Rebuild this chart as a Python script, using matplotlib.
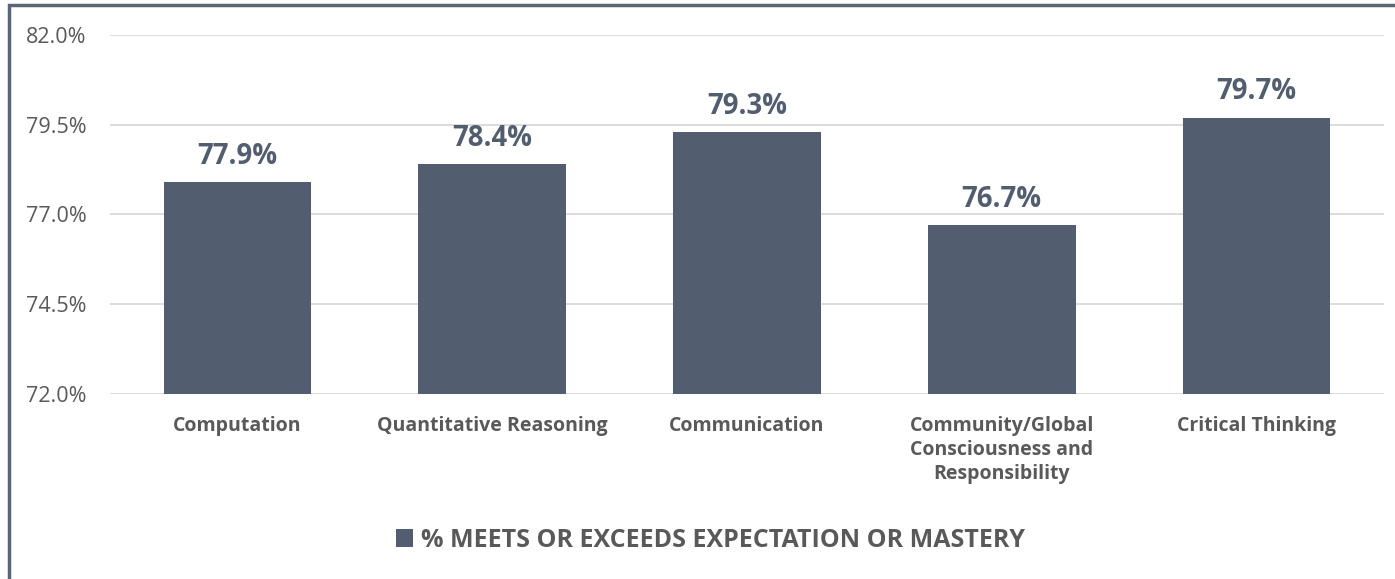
import matplotlib.pyplot as plt
from matplotlib.patches import Rectangle

categories = ['Computation', 'Quantitative Reasoning', 'Communication',
              'Community/Global\nConsciousness and\nResponsibility', 'Critical Thinking']
values = [77.9, 78.4, 79.3, 76.7, 79.7]
yticks = [72.0, 74.5, 77.0, 79.5, 82.0]
series_name = '% MEETS OR EXCEEDS EXPECTATION OR MASTERY'

BAR = '#525e6f'
TXT = '#595959'

plt.rcParams['font.family'] = ['Open Sans', 'DejaVu Sans']

fig = plt.figure(figsize=(13.95, 5.79), dpi=100)
ax = fig.add_axes([0.0789, 0.3195, 0.9131, 0.6201])

x = range(len(categories))
bars = ax.bar(x, [v - yticks[0] for v in values], bottom=yticks[0], width=0.58,
              color=BAR, zorder=3, label=series_name)

for xi, v in zip(x, values):
    ax.annotate(f'{v:.1f}%', (xi, v), xytext=(0, 8), textcoords='offset points',
                ha='center', va='bottom', fontsize=19.8, fontweight='bold', color=BAR)

ax.set_ylim(yticks[0], yticks[-1])
ax.set_xlim(-0.5, len(categories) - 0.5)
ax.set_yticks(yticks)
ax.set_yticklabels([f'{t:.1f}%' for t in yticks], fontsize=15.5, color=TXT)
ax.set_xticks(list(x))
ax.set_xticklabels(categories, fontsize=14, fontweight='bold', color=TXT,
                   linespacing=1.27, va='top')
ax.tick_params(length=0, pad=15.5)
ax.tick_params(axis='y', pad=17)
ax.grid(axis='y', color='#d9d9d9', linewidth=1.3, zorder=0)
for s in ax.spines.values():
    s.set_visible(False)

leg = fig.legend(handles=[bars], labels=[series_name], loc='center',
                 bbox_to_anchor=(0.509, 0.067), frameon=False, handlelength=0.7,
                 handleheight=0.7, handletextpad=0.3,
                 prop={'size': 18, 'weight': 'bold'})
for t in leg.get_texts():
    t.set_color(TXT)

# outer frame (chart border)
fig.patches.append(Rectangle((9 / 1395, -0.05), 1.2, 1 - 5 / 579 + 0.05,
                             transform=fig.transFigure, fill=False,
                             edgecolor='#5a6576', linewidth=2.5))

fig.savefig('out.png', dpi=100)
◇ ◇ ◇
WHAT YOU WILL DO: Repeat the listing in full and exactly. Do not include any images.

WORKED SOLUTION:
Rebuild this chart as a Python script, using matplotlib.
import matplotlib.pyplot as plt
from matplotlib.patches import Rectangle

categories = ['Computation', 'Quantitative Reasoning', 'Communication',
              'Community/Global\nConsciousness and\nResponsibility', 'Critical Thinking']
values = [77.9, 78.4, 79.3, 76.7, 79.7]
yticks = [72.0, 74.5, 77.0, 79.5, 82.0]
series_name = '% MEETS OR EXCEEDS EXPECTATION OR MASTERY'

BAR = '#525e6f'
TXT = '#595959'

plt.rcParams['font.family'] = ['Open Sans', 'DejaVu Sans']

fig = plt.figure(figsize=(13.95, 5.79), dpi=100)
ax = fig.add_axes([0.0789, 0.3195, 0.9131, 0.6201])

x = range(len(categories))
bars = ax.bar(x, [v - yticks[0] for v in values], bottom=yticks[0], width=0.58,
              color=BAR, zorder=3, label=series_name)

for xi, v in zip(x, values):
    ax.annotate(f'{v:.1f}%', (xi, v), xytext=(0, 8), textcoords='offset points',
                ha='center', va='bottom', fontsize=19.8, fontweight='bold', color=BAR)

ax.set_ylim(yticks[0], yticks[-1])
ax.set_xlim(-0.5, len(categories) - 0.5)
ax.set_yticks(yticks)
ax.set_yticklabels([f'{t:.1f}%' for t in yticks], fontsize=15.5, color=TXT)
ax.set_xticks(list(x))
ax.set_xticklabels(categories, fontsize=14, fontweight='bold', color=TXT,
                   linespacing=1.27, va='top')
ax.tick_params(length=0, pad=15.5)
ax.tick_params(axis='y', pad=17)
ax.grid(axis='y', color='#d9d9d9', linewidth=1.3, zorder=0)
for s in ax.spines.values():
    s.set_visible(False)

leg = fig.legend(handles=[bars], labels=[series_name], loc='center',
                 bbox_to_anchor=(0.509, 0.067), frameon=False, handlelength=0.7,
                 handleheight=0.7, handletextpad=0.3,
                 prop={'size': 18, 'weight': 'bold'})
for t in leg.get_texts():
    t.set_color(TXT)

# outer frame (chart border)
fig.patches.append(Rectangle((9 / 1395, -0.05), 1.2, 1 - 5 / 579 + 0.05,
                             transform=fig.transFigure, fill=False,
                             edgecolor='#5a6576', linewidth=2.5))

fig.savefig('out.png', dpi=100)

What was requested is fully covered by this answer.